* [What you are asked to do] Search the material for the string "this", then return every line where it is found.

* [The input]
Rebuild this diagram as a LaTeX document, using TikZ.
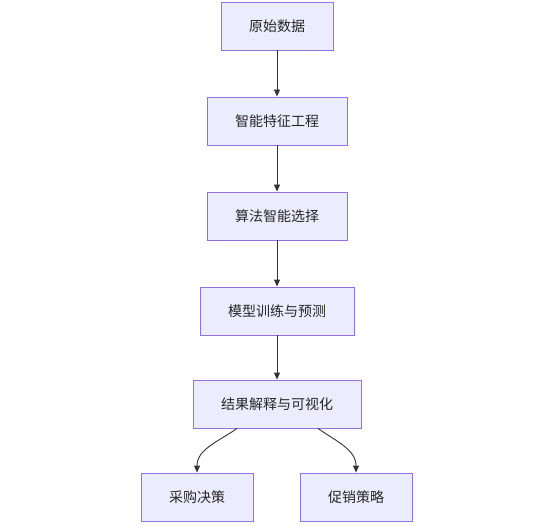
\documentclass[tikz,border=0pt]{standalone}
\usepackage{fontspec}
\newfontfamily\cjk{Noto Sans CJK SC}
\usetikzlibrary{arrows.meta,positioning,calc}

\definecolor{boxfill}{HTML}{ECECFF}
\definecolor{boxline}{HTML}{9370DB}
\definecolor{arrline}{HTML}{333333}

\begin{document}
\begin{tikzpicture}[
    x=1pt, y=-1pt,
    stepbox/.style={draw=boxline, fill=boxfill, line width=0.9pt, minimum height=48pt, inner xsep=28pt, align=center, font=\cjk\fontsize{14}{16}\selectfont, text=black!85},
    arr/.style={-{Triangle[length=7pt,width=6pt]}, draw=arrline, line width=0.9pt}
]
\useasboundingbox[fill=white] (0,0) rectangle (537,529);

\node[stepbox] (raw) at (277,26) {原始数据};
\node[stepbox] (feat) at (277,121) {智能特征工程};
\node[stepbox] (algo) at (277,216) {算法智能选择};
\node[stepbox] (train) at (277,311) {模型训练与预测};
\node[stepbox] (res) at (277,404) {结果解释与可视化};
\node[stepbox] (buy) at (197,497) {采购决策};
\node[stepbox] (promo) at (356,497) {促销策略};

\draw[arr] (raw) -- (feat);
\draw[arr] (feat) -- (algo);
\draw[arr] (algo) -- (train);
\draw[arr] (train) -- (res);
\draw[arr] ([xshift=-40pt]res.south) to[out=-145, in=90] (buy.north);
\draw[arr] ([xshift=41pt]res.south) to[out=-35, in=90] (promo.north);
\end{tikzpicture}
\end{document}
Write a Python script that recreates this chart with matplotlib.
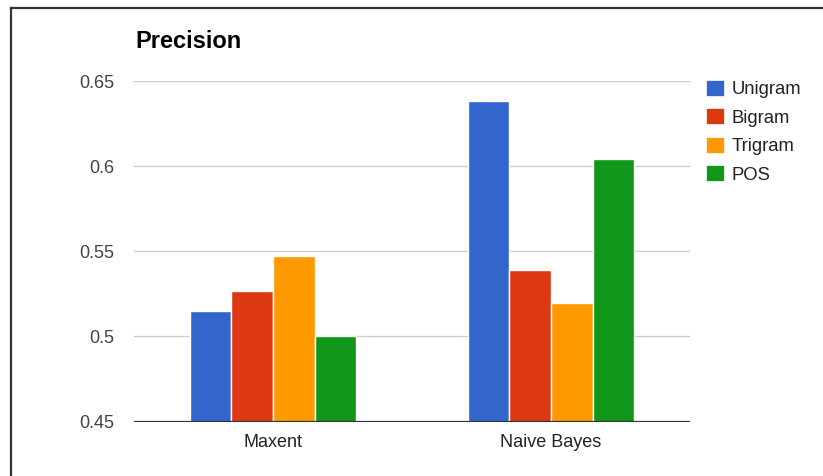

* [Finished task]
Rebuild this diagram as a LaTeX document, using TikZ.
Write a Python script that recreates this chart with matplotlib.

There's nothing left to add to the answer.